3. Don’t punish yourself for mistakes with thoughts like I could have done it differently, what if I did it the other way round. Nope don’t do that because that leads to fear and as Yoda said: Fear is the path to the dark side. Fear leads to anger. Anger leads to hate. Hate leads to suffering. Mistakes will happen and the main thing is to learn from them so we don’t repeat the same mistakes, only make new ones 😉
4. Accept yourself, just the way you are with no I could be taller, thinner with bigger boobs. That’s the most difficult part as we women always find something we can pick on 😛 I accepted the fact that I might not be the tallest but I’m definitely the loudest, like a chihuahua 😀
Thing is that I could go on and on but the main point is, try to put you and your happiness first and not the happiness of other people. If you feel miserable, how can you make others happy? My friend told me that she has a tattoo that says: don’t put the key to your happiness into somebody else’s hands. That is very, very ture. Besides, I’d rather be alone and happy than together alone.
Lonely
Now that’s a tricky one as the feeling can hit you suddenly. It can happen everywhere, when you sit on the sofa, when you have fun with friends or when you are on an amazing trip and happen to sit on a beautiful white sand beach. It’s the feeling of emptiness inside, of not being understood, of being the only human on planet earth. That feeling sucks as hell. Happens to me every now and then. Mostly when things don’t go the way I planned and I ask myself – OK, what now? Then the loneliness creature crawls out of a dark corner of my mind. Sometimes the loneliness creature gives me a heads up after a party when all guests leave or after I come back home from a night out.
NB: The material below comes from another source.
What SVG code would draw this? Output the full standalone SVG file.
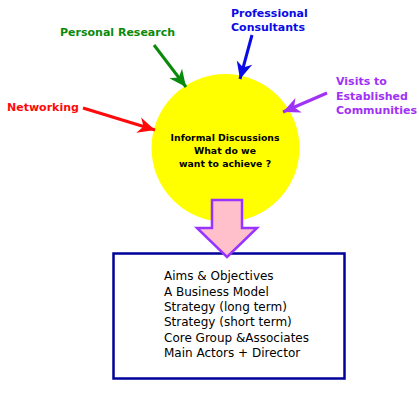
<svg xmlns="http://www.w3.org/2000/svg" width="419" height="400" viewBox="0 0 419 400">
<style>
.lbl{font-family:"DejaVu Sans","Liberation Sans",sans-serif;font-size:11px;font-weight:bold;}
.in{font-family:"DejaVu Sans","Liberation Sans",sans-serif;font-size:9.3px;font-weight:bold;fill:#000;}
.box{font-family:"DejaVu Sans","Liberation Sans",sans-serif;font-size:12px;fill:#000;}
.conn{stroke-width:3;fill:none;}
</style>
<defs>
<marker id="hg" markerUnits="userSpaceOnUse" viewBox="-18 -9 20 18" refX="0" refY="0" markerWidth="20" markerHeight="18" orient="auto"><path d="M0,0 L-17,-8 L-12,0 L-17,8 Z" fill="#0a8a0a"/></marker>
<marker id="hr" markerUnits="userSpaceOnUse" viewBox="-18 -9 20 18" refX="0" refY="0" markerWidth="20" markerHeight="18" orient="auto"><path d="M0,0 L-17,-8 L-12,0 L-17,8 Z" fill="#ff0a0a"/></marker>
<marker id="hb" markerUnits="userSpaceOnUse" viewBox="-18 -9 20 18" refX="0" refY="0" markerWidth="20" markerHeight="18" orient="auto"><path d="M0,0 L-17,-8 L-12,0 L-17,8 Z" fill="#0a0ae6"/></marker>
<marker id="hp" markerUnits="userSpaceOnUse" viewBox="-18 -9 20 18" refX="0" refY="0" markerWidth="20" markerHeight="18" orient="auto"><path d="M0,0 L-17,-8 L-12,0 L-17,8 Z" fill="#a032f5"/></marker>
</defs>
<rect width="419" height="400" fill="#fff"/>
<g id="discussion">
<circle cx="225.5" cy="148" r="74" fill="#ffff00"/>
<text class="in" x="225" y="141" text-anchor="middle">Informal Discussions</text>
<text class="in" x="225" y="154" text-anchor="middle">What do we</text>
<text class="in" x="225" y="166.5" text-anchor="middle">want to achieve ?</text>
</g>
<g id="personal-research"><text class="lbl" x="60" y="36" fill="#0a8a0a">Personal Research</text></g>
<g id="networking"><text class="lbl" x="7" y="111" fill="#ff0a0a">Networking</text></g>
<g id="professional-consultants">
<text class="lbl" x="231" y="17" fill="#0a0ae6">Professional</text>
<text class="lbl" x="231" y="31" fill="#0a0ae6">Consultants</text>
</g>
<g id="visits">
<text class="lbl" x="336" y="85" fill="#a032f5">Visits to</text>
<text class="lbl" x="336" y="100" fill="#a032f5">Established</text>
<text class="lbl" x="336" y="114" fill="#a032f5">Communities</text>
</g>
<g id="outcomes">
<rect x="113.5" y="253.5" width="231" height="125" fill="#fff" stroke="#00009c" stroke-width="2.5"/>
<text class="box" x="164" y="280">Aims &amp; Objectives</text>
<text class="box" x="164" y="295.5">A Business Model</text>
<text class="box" x="164" y="311">Strategy (long term)</text>
<text class="box" x="164" y="326">Strategy (short term)</text>
<text class="box" x="164" y="341.5">Core Group &amp;Associates</text>
<text class="box" x="164" y="357">Main Actors + Director</text>
</g>
<g id="connectors">
<line class="conn" x1="154" y1="45" x2="186" y2="87" stroke="#0a8a0a" marker-end="url(#hg)"/>
<line class="conn" x1="83" y1="108" x2="155" y2="130" stroke="#ff0a0a" marker-end="url(#hr)"/>
<line class="conn" x1="252" y1="35" x2="240" y2="79" stroke="#0a0ae6" marker-end="url(#hb)"/>
<line class="conn" x1="327" y1="93" x2="283" y2="112" stroke="#a032f5" marker-end="url(#hp)"/>
<path d="M212,200 L242,200 L242,228 L257,228 L227,257 L197,228 L212,228 Z" fill="#ffc0cb" stroke="#9933ff" stroke-width="2.5" stroke-linejoin="miter"/>
</g>
</svg>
It mostly says I’m here again to make you feel miserable as you don’t have anyone nah nah nah nah. When the loneliness creature makes his appearance, my reaction is something like – oh you again, do me a favour and piss off will ya. To avoid sinking into the embrace of the loneliness creature I start thinking about all those good things I have – cool job, crazy family, amazing friends and adventures, meaning I’m grateful for what I have. Sometimes I call my Dad to complain about everything, sometimes I go for a walk along the river, which is next door and sometimes I just say – ah fuck it all I’m going to sleep. Next morning the world is beautiful again 😉
General rule however is to realise that at the end of the day there are things to be grateful for and not be so hard on yourself.
Having said all that I’m going to the hairdresser to treat myself well at the end of the week as on Friday my friends from Milano are arriving in Krakow and I promised to be their VIP tour guide.